Gaither hasn't been with San Diego long - he was signed by the Chargers just two weeks ago after being cut by the Chiefs - but he's already made a big impact. Chargers coach Norv Turner raves about Gaither's ability and the job he's done stabilizing an offensive line which has been hampered by numerous injuries, forcing them to start 11 linemen through the course of this season.
"He's kind of bailed us out," Turner said. "I don't know where we would have been without him. I don't think we would have won the last two games, and I think we would have continued to struggle to protect the quarterback."
His former teammates and coaches are equally complimentary of his skills ("Ton of talent," Johnson says. "Jared is playing really, really well," says head coach John Harbaugh), but I wouldn't be surprised if there weren't a few Ravens executives shaking their heads and wondering what could have been while watching Gaither line up at left tackle for the Chargers on Sunday.

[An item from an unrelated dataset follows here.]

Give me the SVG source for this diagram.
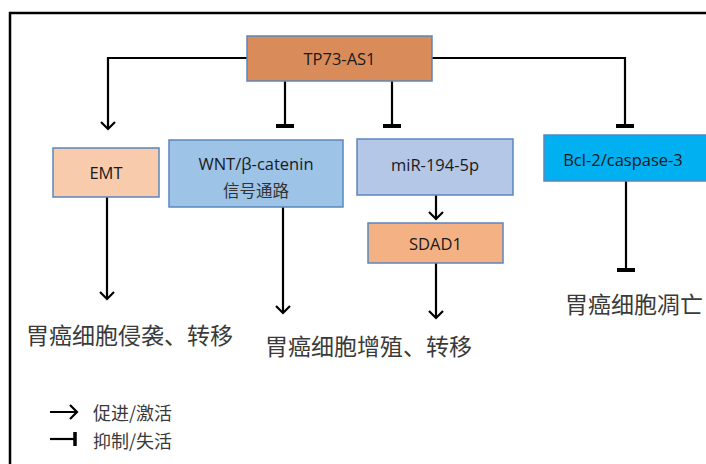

Gaither started 28 games during his Ravens tenure, including 15 during the team's run to the AFC Championship game in 2008, and worked his way from a little-known Maryland product into one of the top young left tackles in the league.
But the injuries, the subpar work ethic and the business aspect of the game all contributed to an earlier-than-expected departure from Baltimore. Still, Gaither seems to think that his separation from the Ravens was for the best, and says he doesn't hold any animosity toward the Ravens' coaches or front office.
"Not at all," Gaither said. "They are a great organization. Ozzie (Newsome, Ravens GM) gave me my start, and I'm very appreciative for it.
"I'm still young in my career. I still have a lot of football to go. Everything that took place in history helped me to be a better person now. I am looking forward to just keep on building and getting better."